For those keeping track of Advanced Warfare's development, this struggle shouldn't come as a surprise. In a
recent interview with Sledgehammer's co-founders, the project is proudly described as being based on brand new technical underpinnings, "unrestricted by last-generation hardware constraints". With the studio weaving in specific rendering features for PS4 and Xbox One, it's left to High Moon Studios (of Deadpool and Transformers: Fall of Cybertron fame) to piece together PS3 and 360 versions based on raw code and assets designed for an engine a generation ahead. No small task.
The list of visual downgrades is too numerous to tally. To reel off the biggest points quickly, each console renders at 1024x600 (typical of last-gen series outings), with a vastly simplified lighting model, removed objects and background details, bilinear texture filtering, and reduced character geometry - notably missing the PS4 and Xbox One's subsurface scattering for skin. The result is one of the most stark cross-generational divides in recent memory.

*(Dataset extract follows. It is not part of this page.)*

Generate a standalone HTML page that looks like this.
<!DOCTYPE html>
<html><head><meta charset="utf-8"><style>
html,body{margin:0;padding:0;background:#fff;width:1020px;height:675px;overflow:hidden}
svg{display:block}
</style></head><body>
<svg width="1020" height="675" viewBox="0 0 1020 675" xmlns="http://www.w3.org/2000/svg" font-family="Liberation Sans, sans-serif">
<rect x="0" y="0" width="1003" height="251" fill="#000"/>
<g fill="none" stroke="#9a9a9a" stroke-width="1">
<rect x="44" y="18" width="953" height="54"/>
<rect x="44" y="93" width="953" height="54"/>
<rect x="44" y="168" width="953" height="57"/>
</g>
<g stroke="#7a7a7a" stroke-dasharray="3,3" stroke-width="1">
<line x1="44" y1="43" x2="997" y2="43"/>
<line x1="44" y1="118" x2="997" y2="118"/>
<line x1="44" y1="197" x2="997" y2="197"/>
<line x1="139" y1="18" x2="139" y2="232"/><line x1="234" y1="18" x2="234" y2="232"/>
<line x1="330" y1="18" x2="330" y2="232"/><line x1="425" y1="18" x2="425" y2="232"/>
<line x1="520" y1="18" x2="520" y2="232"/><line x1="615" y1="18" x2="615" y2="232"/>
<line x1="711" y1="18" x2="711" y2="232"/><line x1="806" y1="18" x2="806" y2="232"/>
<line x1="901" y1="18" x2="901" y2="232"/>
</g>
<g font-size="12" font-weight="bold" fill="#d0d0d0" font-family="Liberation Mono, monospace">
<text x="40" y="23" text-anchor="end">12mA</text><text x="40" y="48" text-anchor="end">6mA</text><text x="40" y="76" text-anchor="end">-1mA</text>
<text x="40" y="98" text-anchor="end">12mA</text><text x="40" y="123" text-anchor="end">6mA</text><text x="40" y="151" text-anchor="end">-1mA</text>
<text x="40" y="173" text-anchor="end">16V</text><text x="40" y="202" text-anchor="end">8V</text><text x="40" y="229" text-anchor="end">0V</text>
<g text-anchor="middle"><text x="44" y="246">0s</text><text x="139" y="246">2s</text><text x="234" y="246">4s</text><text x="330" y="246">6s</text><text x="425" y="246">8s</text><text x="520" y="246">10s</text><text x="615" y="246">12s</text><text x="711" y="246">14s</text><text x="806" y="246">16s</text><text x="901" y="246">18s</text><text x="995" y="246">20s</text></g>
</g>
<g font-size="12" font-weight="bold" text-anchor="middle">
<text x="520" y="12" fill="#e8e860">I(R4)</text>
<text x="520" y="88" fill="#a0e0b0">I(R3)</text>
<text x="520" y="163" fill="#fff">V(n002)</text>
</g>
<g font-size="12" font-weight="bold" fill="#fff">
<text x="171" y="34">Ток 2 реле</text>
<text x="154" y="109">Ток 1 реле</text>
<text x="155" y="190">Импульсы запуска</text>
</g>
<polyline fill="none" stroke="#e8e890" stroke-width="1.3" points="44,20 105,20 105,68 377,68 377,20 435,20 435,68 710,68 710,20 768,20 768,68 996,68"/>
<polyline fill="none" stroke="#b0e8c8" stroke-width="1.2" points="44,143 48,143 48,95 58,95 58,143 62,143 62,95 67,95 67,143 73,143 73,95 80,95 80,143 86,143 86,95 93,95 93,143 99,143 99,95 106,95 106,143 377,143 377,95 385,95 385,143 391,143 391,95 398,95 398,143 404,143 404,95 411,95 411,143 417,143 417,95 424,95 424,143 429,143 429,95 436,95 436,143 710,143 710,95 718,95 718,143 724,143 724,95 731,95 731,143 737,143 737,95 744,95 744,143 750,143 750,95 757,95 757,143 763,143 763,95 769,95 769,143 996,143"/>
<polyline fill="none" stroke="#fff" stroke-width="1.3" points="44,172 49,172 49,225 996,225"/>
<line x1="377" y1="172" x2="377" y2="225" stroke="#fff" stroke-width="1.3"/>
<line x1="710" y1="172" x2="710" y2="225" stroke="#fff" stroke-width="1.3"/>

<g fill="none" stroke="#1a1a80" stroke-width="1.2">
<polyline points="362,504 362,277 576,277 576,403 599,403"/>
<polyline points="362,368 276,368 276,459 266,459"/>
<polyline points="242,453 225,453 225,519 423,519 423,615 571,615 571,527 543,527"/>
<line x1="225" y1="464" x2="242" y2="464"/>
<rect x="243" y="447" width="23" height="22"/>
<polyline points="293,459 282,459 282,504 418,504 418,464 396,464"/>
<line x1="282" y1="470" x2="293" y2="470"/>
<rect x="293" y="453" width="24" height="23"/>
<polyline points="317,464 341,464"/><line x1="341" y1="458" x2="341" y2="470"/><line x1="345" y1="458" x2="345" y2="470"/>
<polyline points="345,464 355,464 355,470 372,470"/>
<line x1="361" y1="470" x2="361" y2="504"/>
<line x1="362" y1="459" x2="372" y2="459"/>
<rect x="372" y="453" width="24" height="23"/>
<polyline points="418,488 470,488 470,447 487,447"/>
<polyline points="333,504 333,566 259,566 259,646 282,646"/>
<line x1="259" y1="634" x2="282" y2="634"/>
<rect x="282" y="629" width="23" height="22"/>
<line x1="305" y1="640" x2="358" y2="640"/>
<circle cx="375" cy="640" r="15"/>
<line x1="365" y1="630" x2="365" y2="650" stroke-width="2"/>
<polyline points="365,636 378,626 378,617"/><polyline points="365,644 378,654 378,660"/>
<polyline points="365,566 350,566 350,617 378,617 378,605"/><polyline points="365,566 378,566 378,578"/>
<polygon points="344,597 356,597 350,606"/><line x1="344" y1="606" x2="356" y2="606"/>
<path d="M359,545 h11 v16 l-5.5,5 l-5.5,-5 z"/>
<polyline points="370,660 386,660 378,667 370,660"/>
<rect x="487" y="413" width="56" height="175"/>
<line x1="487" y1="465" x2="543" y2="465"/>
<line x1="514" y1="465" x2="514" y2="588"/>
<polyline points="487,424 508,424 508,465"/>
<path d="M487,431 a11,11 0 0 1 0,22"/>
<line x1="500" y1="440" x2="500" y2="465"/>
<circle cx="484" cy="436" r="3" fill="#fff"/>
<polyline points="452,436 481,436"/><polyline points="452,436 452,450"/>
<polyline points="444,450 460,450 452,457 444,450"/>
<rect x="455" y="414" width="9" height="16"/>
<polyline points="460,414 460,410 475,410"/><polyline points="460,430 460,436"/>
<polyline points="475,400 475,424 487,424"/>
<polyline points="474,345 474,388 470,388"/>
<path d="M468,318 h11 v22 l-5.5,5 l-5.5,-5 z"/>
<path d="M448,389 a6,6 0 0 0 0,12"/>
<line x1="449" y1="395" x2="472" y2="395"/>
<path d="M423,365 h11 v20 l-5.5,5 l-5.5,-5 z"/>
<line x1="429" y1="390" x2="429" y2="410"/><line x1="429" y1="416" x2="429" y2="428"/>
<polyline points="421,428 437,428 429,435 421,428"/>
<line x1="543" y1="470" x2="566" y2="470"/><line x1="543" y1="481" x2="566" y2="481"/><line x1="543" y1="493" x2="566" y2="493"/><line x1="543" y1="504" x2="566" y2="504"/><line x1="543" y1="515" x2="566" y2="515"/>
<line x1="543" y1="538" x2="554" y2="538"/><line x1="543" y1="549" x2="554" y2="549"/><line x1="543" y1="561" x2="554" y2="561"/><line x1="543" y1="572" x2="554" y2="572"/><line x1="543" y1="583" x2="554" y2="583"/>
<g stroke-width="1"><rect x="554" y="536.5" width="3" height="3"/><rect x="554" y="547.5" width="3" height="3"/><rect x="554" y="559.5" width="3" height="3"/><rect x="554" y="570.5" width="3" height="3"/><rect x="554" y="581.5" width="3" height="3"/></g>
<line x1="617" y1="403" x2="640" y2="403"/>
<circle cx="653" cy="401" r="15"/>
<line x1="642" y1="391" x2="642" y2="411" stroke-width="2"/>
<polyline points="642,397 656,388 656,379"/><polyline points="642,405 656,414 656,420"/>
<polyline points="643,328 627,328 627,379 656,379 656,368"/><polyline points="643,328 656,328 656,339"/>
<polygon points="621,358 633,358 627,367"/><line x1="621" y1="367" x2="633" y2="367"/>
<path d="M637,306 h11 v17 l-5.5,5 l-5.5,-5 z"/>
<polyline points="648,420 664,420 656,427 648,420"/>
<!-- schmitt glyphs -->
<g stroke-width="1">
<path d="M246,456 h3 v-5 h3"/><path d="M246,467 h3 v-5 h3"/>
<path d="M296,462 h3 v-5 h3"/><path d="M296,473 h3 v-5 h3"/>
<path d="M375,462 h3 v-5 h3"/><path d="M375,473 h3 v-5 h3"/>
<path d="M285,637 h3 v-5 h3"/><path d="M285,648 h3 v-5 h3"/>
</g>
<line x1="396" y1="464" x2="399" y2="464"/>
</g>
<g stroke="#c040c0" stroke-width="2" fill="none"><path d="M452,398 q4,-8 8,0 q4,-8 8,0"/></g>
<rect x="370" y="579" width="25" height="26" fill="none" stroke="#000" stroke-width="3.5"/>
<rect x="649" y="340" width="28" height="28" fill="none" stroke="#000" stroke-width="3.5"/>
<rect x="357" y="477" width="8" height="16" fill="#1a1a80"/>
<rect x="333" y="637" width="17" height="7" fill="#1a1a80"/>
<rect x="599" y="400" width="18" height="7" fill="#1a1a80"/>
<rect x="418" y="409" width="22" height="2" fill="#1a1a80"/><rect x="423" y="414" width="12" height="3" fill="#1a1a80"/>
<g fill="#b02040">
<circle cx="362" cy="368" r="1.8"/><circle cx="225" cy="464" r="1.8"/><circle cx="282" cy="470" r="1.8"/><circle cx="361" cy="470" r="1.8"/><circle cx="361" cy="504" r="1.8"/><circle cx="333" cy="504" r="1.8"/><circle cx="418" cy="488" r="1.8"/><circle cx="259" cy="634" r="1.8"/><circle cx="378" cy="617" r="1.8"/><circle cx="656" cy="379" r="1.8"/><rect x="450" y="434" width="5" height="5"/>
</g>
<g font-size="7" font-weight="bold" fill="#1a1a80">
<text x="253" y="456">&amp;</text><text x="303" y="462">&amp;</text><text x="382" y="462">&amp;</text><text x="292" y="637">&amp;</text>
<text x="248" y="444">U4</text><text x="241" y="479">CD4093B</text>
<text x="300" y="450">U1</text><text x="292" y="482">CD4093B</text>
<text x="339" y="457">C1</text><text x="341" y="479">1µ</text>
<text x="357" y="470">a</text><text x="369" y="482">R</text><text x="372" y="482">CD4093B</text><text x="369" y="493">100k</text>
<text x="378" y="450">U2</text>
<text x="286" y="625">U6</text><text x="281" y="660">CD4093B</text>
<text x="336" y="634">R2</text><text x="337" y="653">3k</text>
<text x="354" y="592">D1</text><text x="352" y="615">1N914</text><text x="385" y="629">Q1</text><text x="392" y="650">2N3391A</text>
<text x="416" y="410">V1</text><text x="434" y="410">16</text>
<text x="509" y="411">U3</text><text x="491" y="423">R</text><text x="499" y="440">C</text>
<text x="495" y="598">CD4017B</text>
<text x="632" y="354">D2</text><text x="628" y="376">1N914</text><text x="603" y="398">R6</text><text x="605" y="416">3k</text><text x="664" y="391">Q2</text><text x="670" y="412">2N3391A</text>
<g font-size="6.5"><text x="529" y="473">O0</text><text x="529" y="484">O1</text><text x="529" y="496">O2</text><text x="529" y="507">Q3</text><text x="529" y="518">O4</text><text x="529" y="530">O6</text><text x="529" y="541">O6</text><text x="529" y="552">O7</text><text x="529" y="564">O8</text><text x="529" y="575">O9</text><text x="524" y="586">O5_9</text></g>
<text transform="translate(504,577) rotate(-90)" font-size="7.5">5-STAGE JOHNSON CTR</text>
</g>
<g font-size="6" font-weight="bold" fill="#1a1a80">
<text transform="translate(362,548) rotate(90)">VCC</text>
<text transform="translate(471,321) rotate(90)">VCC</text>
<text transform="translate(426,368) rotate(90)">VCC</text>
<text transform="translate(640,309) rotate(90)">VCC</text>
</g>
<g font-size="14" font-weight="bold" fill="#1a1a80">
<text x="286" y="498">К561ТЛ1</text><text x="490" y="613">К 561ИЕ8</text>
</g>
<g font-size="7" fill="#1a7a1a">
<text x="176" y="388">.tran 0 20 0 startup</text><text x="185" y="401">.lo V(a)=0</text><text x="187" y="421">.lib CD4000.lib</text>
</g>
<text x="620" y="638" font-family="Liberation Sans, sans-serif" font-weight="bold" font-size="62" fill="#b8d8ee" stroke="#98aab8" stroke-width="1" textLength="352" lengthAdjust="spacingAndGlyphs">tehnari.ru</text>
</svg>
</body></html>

The loss in character detail is a big one, and genuinely affects the heft of its cinematic spectacle. Characters enact the same motion-captured scenes as on current-gen, but the presentation is wildly altered. From Kevin Spacey downwards, every face is wrapped in low-resolution normal maps that gives each a gormless, pasty look. It sorely misses the photorealistic modelling on PS4 and Xbox One too, particularly in skin tone, while the snipping of motion blur and bokeh depth of field brings a dryness to each scene's delivery.